So you’re building an AI powered chatbot to help customers on your website, but where do you start? Unless you’re in the position of knowing exactly what your customers will talk to your chatbot about, you’ll need to make some assumptions and pick your topics carefully.
A focus on domain specificity for your chatbot will benefit your customers and ensure you’re investing in the right thing.
This might sound obvious but, from my experience, too many companies are being tempted by the lure of “all knowing” chatbots and question answering systems that end up being all too generic and fall short of customer expectations.
As CTO at ICM Hub, I come at this subject from a particular perspective: we’re focused on AI automated customer service for airlines. Although our solution uses machine learning and natural language processing, delivered mostly in the form of a chatbot, our focus isn’t so much on the technology as it is on the impact we have on the final customer’s experience.
Getting specific is beneficial!
The technology needed to build chatbots and question answering systems is here, and there are businesses already investing in the development of these systems. However, one of the things I’ve seen a lot over the last fews years is a tendency to focus on the wrong thing: breadth. I think it is because people feel that knowing a little about a lot is better than knowing a lot about a little, but I’m not sure I agree. Lots of us will relate to taking the time to call a helpline, send an e-mail or start a web chat with a specific question or issue, only to be disappointed that the answer is too generic and doesn’t address our question at all.

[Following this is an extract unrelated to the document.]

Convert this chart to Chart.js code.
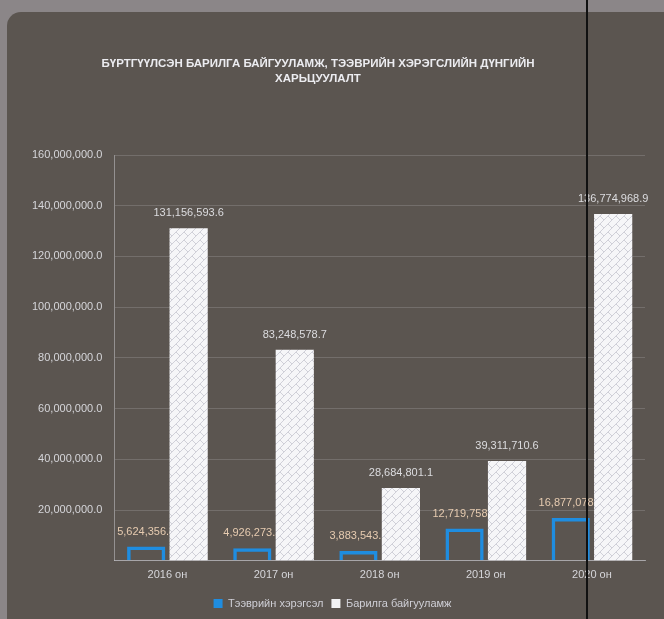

General or domain agnostic solutions have their place, search engines are a great example: they cover massive amounts of content across every subject and can connect users with relevant information quickly and efficiently. They don’t, however, answer your question (yes, there are exceptions) or solve your problem, rather they help point you in the right direction. This approach is fine for a search engine, as our expectations are that they will do exactly that. On the other hand, when we take the time to engage with a company directly, we often expect more than simply being pointed in the right direction: we want personalised help.
Deciding what topics to cover
There’s a concept used within the world of question answering and information retrieval systems known as “the long tail graph”. I used it quite regularly during my time at IBM Watson to explain to businesses and development teams how to identify good topics to cover. The graph takes the form y = frequency and x = uniqueness and looks something like below.
The idea is that you focus the attention on topics that fall on the left hand side of the graph because they are the questions that occur most frequently and they are the easiest topics with which to train the machine learning. For question answering systems that focus on FAQs this is a good approach for the short tail, but the longer I’ve worked with businesses on conversational solutions (e.g. chatbots) for customer service the more I see that there is a need for an alternative perspective.
Consider value & complexity
Focusing so much on frequency and uniqueness leaves you at risk of spending time covering topics that offer the least value/cost or the highest complexity. This really isn’t how you want to get started: ideally you want to select the valuable topics that are most easily implemented. To deal with this, we find ourselves adding cost and complexity to our analysis to identify a number of candidate topics to cover.
Our approach is to analyse the domain using data from existing communication channels so we have a measure of frequency, cost, uniqueness and complexity. Cost represents the current cost of dealing with those topics while complexity is a discrete measure of how complex (1-10) the topic would be to automate. Visually the graph would look the same, but the topics that lie toward the top left can be quite different than those of other approaches.
y = frequency * cost | x = uniqueness * complexity
By following the above approach we ensure that we’re investing in the most frequently asked topics that carry highest value and are easiest to implement. The result is a reduction in the time needed to implement a solution capable of providing a return on investment and an increased chance at long term success. The idea is to get to a usable release and begin to get that valuable stream of data from the users as quickly as possible.
Don’t forget about breadth, just iterate
The idea that you’ll identify the most valuable topics to cover and only support those is the wrong mindset. Once you’ve released a chatbot, users will start to ask it questions; at this point, instead of guessing exactly what users will ask and how they’ll ask it, you’ll have real data to analyse.
My advice is to resist the temptation to start adding the topics that you THINK are needed and “let the data guide you”. You can then focus on the things your customers are actually asking that aren’t yet covered by looking again at the frequency, cost and complexity. As a result of this approach you will naturally begin to add the kind of breadth you were tempted to do from the beginning, but with greater confidence and a lower risk of wasting time.
What challenges have you faced selecting topics for a chatbot and how have you overcome them?